AIM: The exercise asks you to copy every line below in which "page" appears.

DATA RECORDS:
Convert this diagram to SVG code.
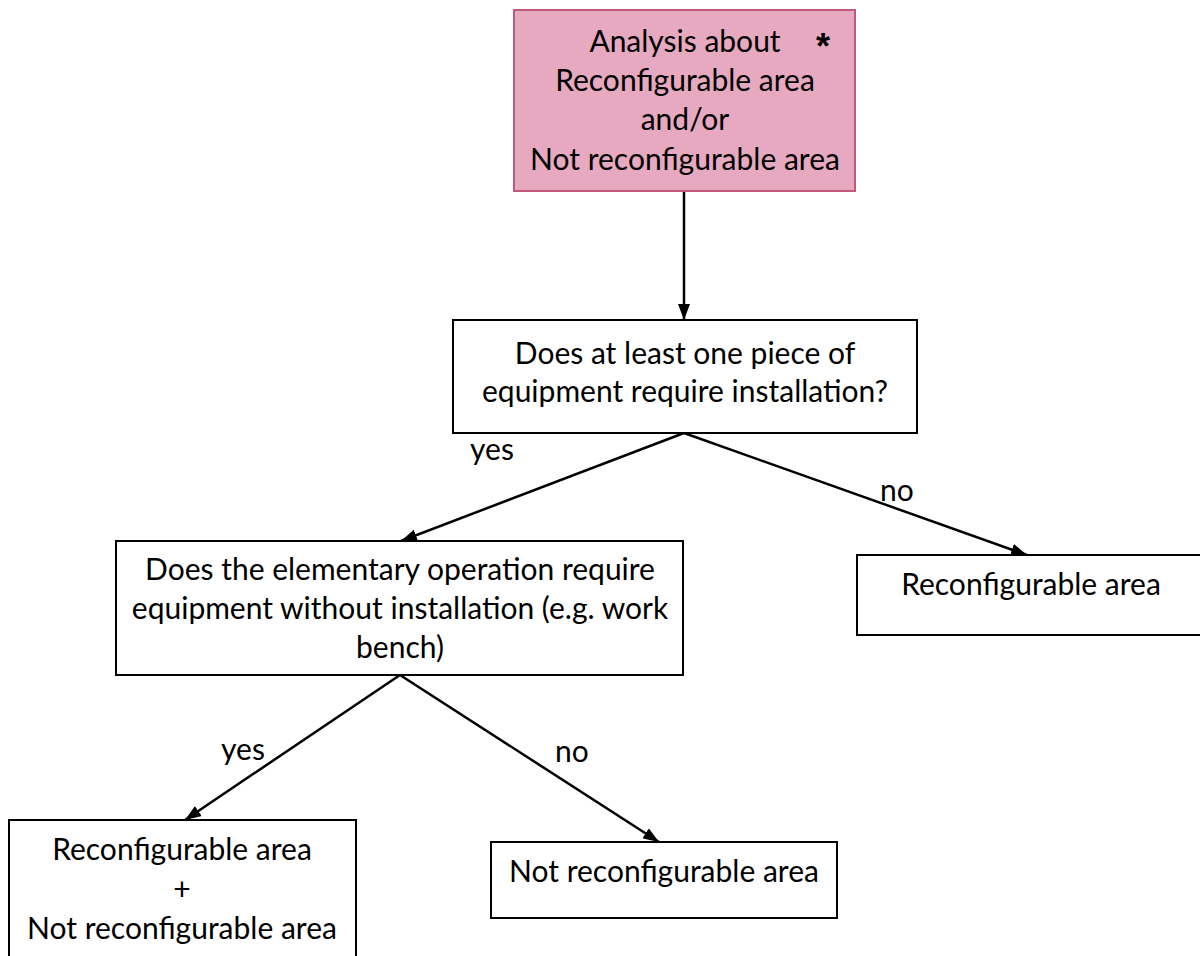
<svg xmlns="http://www.w3.org/2000/svg" width="1200" height="956" viewBox="0 0 1200 956">
  <defs>
    <marker id="arrow" viewBox="0 0 16 12" refX="16" refY="6" markerWidth="16" markerHeight="12" markerUnits="userSpaceOnUse" orient="auto">
      <path d="M0,0 L16,6 L0,12 Z" fill="#000"/>
    </marker>
    <style>
      .box { fill: #fff; stroke: #000; stroke-width: 2; }
      .start { fill: #e6a9c0; stroke: #c0587a; stroke-width: 2; }
      text { font-family: Lato, "Liberation Sans", sans-serif; font-size: 30px; fill: #000; text-anchor: middle; dominant-baseline: central; }
      .star { font-family: "Liberation Sans", sans-serif; font-weight: bold; font-size: 36px; dominant-baseline: auto; }
      .edge { stroke: #000; stroke-width: 2.5; fill: none; marker-end: url(#arrow); }
    </style>
  </defs>

  <rect width="1200" height="956" fill="#fff"/>

  <g id="connectors">
    <line class="edge" x1="684" y1="192" x2="684" y2="320"/>
    <line class="edge" x1="684" y1="433" x2="401" y2="541"/>
    <line class="edge" x1="684" y1="433" x2="1027" y2="555"/>
    <line class="edge" x1="400" y1="675" x2="185" y2="820"/>
    <line class="edge" x1="400" y1="675" x2="659" y2="842"/>
    <text x="492" y="448">yes</text>
    <text x="897" y="489">no</text>
    <text x="243" y="748">yes</text>
    <text x="572" y="750">no</text>
  </g>

  <g id="analysis">
    <rect class="start" x="514" y="10" width="341" height="181"/>
    <text x="685" y="40">Analysis about</text>
    <text class="star" x="823" y="59">*</text>
    <text x="685" y="79">Reconfigurable area</text>
    <text x="685" y="118">and/or</text>
    <text x="685" y="158">Not reconfigurable area</text>
  </g>

  <g id="q-installation">
    <rect class="box" x="453" y="320" width="464" height="113"/>
    <text x="685" y="352">Does at least one piece of</text>
    <text x="685" y="390">equipment require installation?</text>
  </g>

  <g id="q-elementary">
    <rect class="box" x="116" y="541" width="567" height="134"/>
    <text x="400" y="568">Does the elementary operation require</text>
    <text x="400" y="607">equipment without installation (e.g. work</text>
    <text x="400" y="646">bench)</text>
  </g>

  <g id="reconfigurable">
    <rect class="box" x="857" y="555" width="345" height="80"/>
    <text x="1031" y="583">Reconfigurable area</text>
  </g>

  <g id="both">
    <rect class="box" x="9" y="820" width="347" height="137"/>
    <text x="182" y="848">Reconfigurable area</text>
    <text x="182" y="888">+</text>
    <text x="182" y="927">Not reconfigurable area</text>
  </g>

  <g id="not-reconfigurable">
    <rect class="box" x="491" y="842" width="346" height="76"/>
    <text x="664" y="870">Not reconfigurable area</text>
  </g>
</svg>
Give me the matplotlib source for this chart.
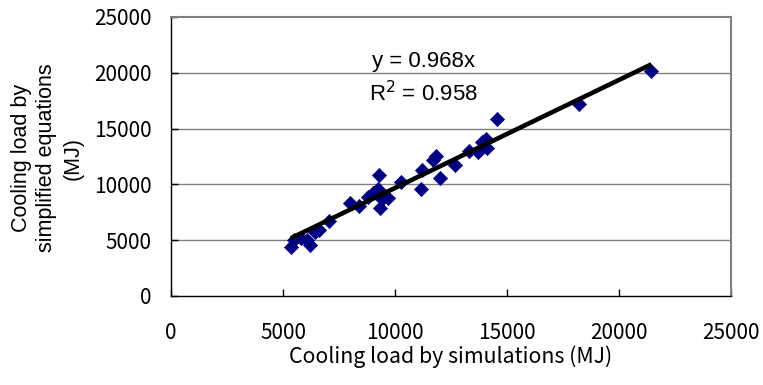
import matplotlib
matplotlib.use("Agg")
import matplotlib.pyplot as plt
import numpy as np

# Data
sim_load = [5350, 5500, 5800, 6050, 6200, 6450, 6600, 7050, 8000, 8400, 8800, 9000,
            9250, 9300, 9330, 9400, 9700, 10250, 11150, 11200, 11700, 11850, 12000,
            12700, 13300, 13700, 13900, 14050, 14100, 14550, 18200, 21450]
eq_load = [4400, 5050, 5200, 5050, 4600, 5700, 5900, 6750, 8300, 8050, 8900, 9200,
           9600, 10850, 7900, 8650, 8750, 10200, 9600, 11300, 12200, 12550, 10550,
           11700, 12950, 12900, 13800, 14100, 13250, 15850, 17200, 20200]
slope = 0.968
r2 = 0.958
ticks = [0, 5000, 10000, 15000, 20000, 25000]

W, H = 763, 385
fig = plt.figure(figsize=(W / 100, H / 100), dpi=100)
ax = fig.add_axes([171 / W, 1 - 296 / H, (731 - 171) / W, (296 - 17) / H])

ax.set_xlim(0, 25000)
ax.set_ylim(0, 25000)
ax.set_xticks(ticks)
ax.set_yticks(ticks)

for t in ticks[1:-1]:
    ax.axhline(t, color="#808080", lw=1.0, zorder=1)

ax.scatter(sim_load, eq_load, marker="D", s=7.2 ** 2, color="#000080",
           edgecolors="#000080", linewidths=0.5, zorder=3)

xs = np.array([min(sim_load), max(sim_load)])
ax.plot(xs, slope * xs, color="black", lw=3.3, zorder=4, solid_capstyle="butt")

for s in ["top", "right"]:
    ax.spines[s].set_color("#808080")
    ax.spines[s].set_linewidth(1.5)
for s in ["left", "bottom"]:
    ax.spines[s].set_color("black")
    ax.spines[s].set_linewidth(1.0)

jp = ["Noto Sans CJK JP", "DejaVu Sans"]
ax.tick_params(axis="both", direction="in", length=5, width=1, labelsize=15)
ax.tick_params(axis="x", pad=19)
ax.tick_params(axis="y", pad=14)
for lab in ax.get_xticklabels() + ax.get_yticklabels():
    lab.set_fontfamily(jp)

ax.set_xlabel("Cooling load by simulations (MJ)", fontsize=15.3, family=jp, labelpad=1)
fig.text(47 / W, 1 - 158 / H, "Cooling load by\nsimplified equations\n(MJ)",
         rotation=90, ha="center", va="center", fontsize=15.5,
         family="Liberation Sans", linespacing=1.3, multialignment="center")

ax.text(11250, 21050, f"y = {slope:.3f}x", fontsize=16, family="Liberation Sans",
        ha="center", va="center")
ax.text(11250, 18150, f"R$^2$ = {r2:.3f}", fontsize=16, family="Liberation Sans",
        ha="center", va="center")

fig.savefig("out.png", dpi=100)
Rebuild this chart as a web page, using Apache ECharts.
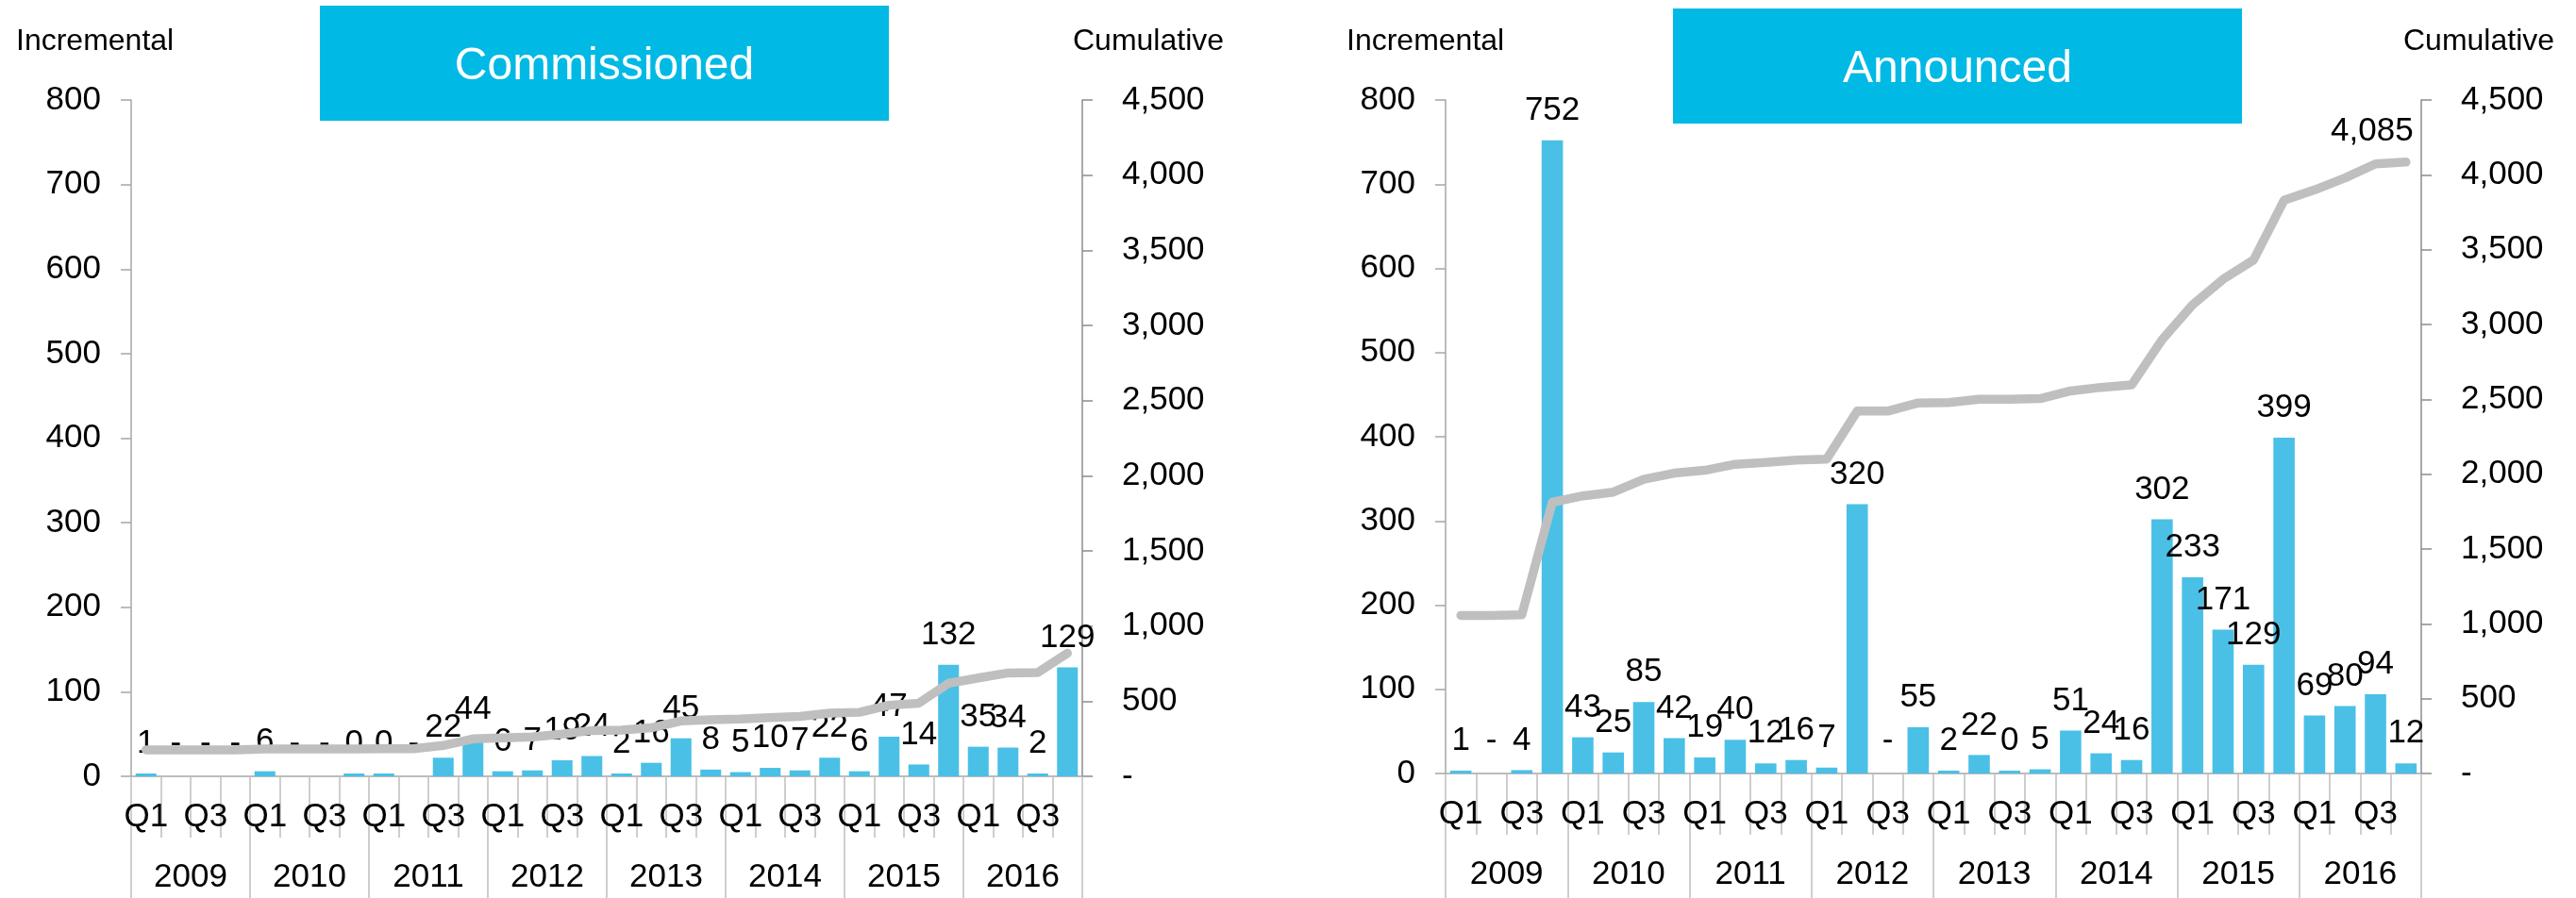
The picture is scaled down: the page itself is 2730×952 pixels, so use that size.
<!DOCTYPE html>
<html>
<head>
<meta charset="utf-8">
<script src="https://cdn.jsdelivr.net/npm/echarts@6/dist/echarts.min.js"></script>
<style>
  html, body { margin: 0; padding: 0; background: #ffffff; }
  #chart { width: 2730px; height: 952px; }
</style>
</head>
<body>
<div id="chart"></div>
<script>
// Quarterly incremental and cumulative volumes, 2009-2016
const years = ['2009', '2010', '2011', '2012', '2013', '2014', '2015', '2016'];
const quarters = ['Q1', 'Q2', 'Q3', 'Q4'];

// Commissioned: incremental per quarter (0 shows as "-")
const commissioned = [
  1, 0, 0, 0,
  6, 0, 0, 0.3,
  0.3, 0, 22, 44,
  6, 7, 19, 24,
  2, 16, 45, 8,
  5, 10, 7, 22,
  6, 47, 14, 132,
  35, 34, 2, 129
];
const commissionedCumulative = [
  176, 176, 176, 176,
  182, 182, 182, 182,
  183, 183, 205, 249,
  255, 262, 281, 305,
  307, 323, 368, 376,
  381, 391, 398, 420,
  426, 473, 487, 619,
  654, 688, 690, 819
];

// Announced: incremental per quarter (0 shows as "-")
const announced = [
  1, 0, 4, 752,
  43, 25, 85, 42,
  19, 40, 12, 16,
  7, 320, 0, 55,
  2, 22, 0.3, 5,
  51, 24, 16, 302,
  233, 171, 129, 399,
  69, 80, 94, 12
];
const announcedCumulative = [
  1056, 1056, 1060, 1812,
  1855, 1880, 1965, 2007,
  2026, 2066, 2078, 2094,
  2101, 2421, 2421, 2476,
  2478, 2500, 2500, 2505,
  2556, 2580, 2596, 2898,
  3131, 3302, 3431, 3830,
  3899, 3979, 4073, 4085
];

const periods = years.flatMap(y => quarters.map(q => y + ' ' + q));

const FONT = '"Liberation Sans", Arial, Helvetica, sans-serif';
const BAR_COLOR = '#4AC0E6';
const LINE_COLOR = '#BFBFBF';
const BOX_COLOR = '#00B9E4';

const fmtThousands = v => Math.round(v).toLocaleString('en-US');
const barLabel = p => (p.value === 0 ? '-' : fmtThousands(p.value));

function barData(values) {
  // zero quarters keep an invisible stub so their "-" label still sits on the baseline
  return values.map(v => (v === 0 ? { value: 0, itemStyle: { color: 'rgba(0,0,0,0)' } } : v));
}

function quarterAxis(gridIndex) {
  return {
    type: 'category', gridIndex, data: periods, position: 'bottom',
    axisLine: { show: true, lineStyle: { color: '#A6A6A6', width: 1.5 } },
    axisTick: { show: true, interval: 0, length: 65, lineStyle: { color: '#BFBFBF', width: 1.5 } },
    axisLabel: {
      interval: 1, margin: 26, fontSize: 35, fontFamily: FONT, color: '#000',
      formatter: v => v.split(' ')[1]
    },
    splitLine: { show: false }
  };
}

function yearAxis(gridIndex, tickLength) {
  return {
    type: 'category', gridIndex, data: years, position: 'bottom',
    axisLine: { show: false },
    axisTick: { show: true, interval: 0, length: tickLength, lineStyle: { color: '#BFBFBF', width: 1.5 } },
    axisLabel: { interval: 0, margin: 90, fontSize: 35, fontFamily: FONT, color: '#000' },
    splitLine: { show: false }
  };
}

function incrementalAxis(gridIndex) {
  return {
    type: 'value', gridIndex, position: 'left', min: 0, max: 800, interval: 100,
    axisLine: { show: true, lineStyle: { color: '#A6A6A6', width: 1.5 } },
    axisTick: { show: true, length: 11, lineStyle: { color: '#A6A6A6', width: 1.5 } },
    axisLabel: { margin: 32, fontSize: 35, fontFamily: FONT, color: '#000' },
    splitLine: { show: false }
  };
}

function cumulativeAxis(gridIndex) {
  return {
    type: 'value', gridIndex, position: 'right', min: 0, max: 4500, interval: 500,
    axisLine: { show: true, lineStyle: { color: '#8C8C8C', width: 1.5 } },
    axisTick: { show: true, length: 11, lineStyle: { color: '#8C8C8C', width: 1.5 } },
    axisLabel: {
      margin: 42, fontSize: 35, fontFamily: FONT, color: '#000',
      formatter: v => (v === 0 ? '-' : fmtThousands(v))
    },
    splitLine: { show: false }
  };
}

function barSeries(xAxisIndex, yAxisIndex, values) {
  return {
    type: 'bar', xAxisIndex, yAxisIndex, data: barData(values),
    barWidth: '70%', barMinHeight: 3,
    itemStyle: { color: BAR_COLOR },
    label: {
      show: true, position: 'top', distance: 14,
      fontSize: 35, fontFamily: FONT, color: '#000', formatter: barLabel
    },
    z: 2
  };
}

function lineSeries(xAxisIndex, yAxisIndex, data) {
  // same z as the bars: drawn after them, but below the value labels
  return {
    type: 'line', xAxisIndex, yAxisIndex, data,
    symbol: 'circle', symbolSize: 1, showSymbol: true, showAllSymbol: true,
    itemStyle: { color: LINE_COLOR },
    lineStyle: { color: LINE_COLOR, width: 9.5, cap: 'round', join: 'round' },
    label: { show: false },
    z: 2
  };
}

// last announced point carries its running total
const announcedLineData = announcedCumulative.map((v, i) =>
  i === announcedCumulative.length - 1
    ? {
        value: v,
        label: {
          show: true, position: 'top', distance: 15, offset: [-36, 0],
          fontSize: 35, fontFamily: FONT, color: '#000',
          formatter: p => fmtThousands(p.value)
        }
      }
    : v
);

function headerBox(x, y, w, h, text) {
  return [
    { type: 'rect', silent: true, shape: { x, y, width: w, height: h }, style: { fill: BOX_COLOR } },
    {
      type: 'text', silent: true, x: x + w / 2, y: y + h / 2 + 4,
      style: { text, fill: '#ffffff', fontSize: 48, fontFamily: FONT, align: 'center', verticalAlign: 'middle' }
    }
  ];
}

function axisCaption(x, y, text) {
  return {
    type: 'text', silent: true, x, y,
    style: { text, fill: '#000', fontSize: 32, fontFamily: FONT, align: 'left', verticalAlign: 'middle' }
  };
}

const chart = echarts.init(document.getElementById('chart'), null, { renderer: 'canvas' });

chart.setOption({
  animation: false,
  backgroundColor: '#ffffff',
  textStyle: { fontFamily: FONT },
  grid: [
    { left: 139, top: 106, width: 1008, height: 717 },
    { left: 1532, top: 106, width: 1034, height: 714 }
  ],
  xAxis: [
    quarterAxis(0),
    yearAxis(0, 130),
    quarterAxis(1),
    yearAxis(1, 134)
  ],
  yAxis: [
    incrementalAxis(0),
    cumulativeAxis(0),
    incrementalAxis(1),
    cumulativeAxis(1)
  ],
  series: [
    barSeries(0, 0, commissioned),
    lineSeries(0, 1, commissionedCumulative),
    barSeries(2, 2, announced),
    lineSeries(2, 3, announcedLineData)
  ],
  graphic: [
    ...headerBox(339, 6, 603, 122, 'Commissioned'),
    ...headerBox(1773, 9, 603, 122, 'Announced'),
    axisCaption(17, 44, 'Incremental'),
    axisCaption(1137, 44, 'Cumulative'),
    axisCaption(1427, 44, 'Incremental'),
    axisCaption(2547, 44, 'Cumulative')
  ]
});
</script>
</body>
</html>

WRITTEN SOLUTION:
Rebuild this chart as a web page, using Apache ECharts.
The picture is scaled down: the page itself is 2730×952 pixels, so use that size.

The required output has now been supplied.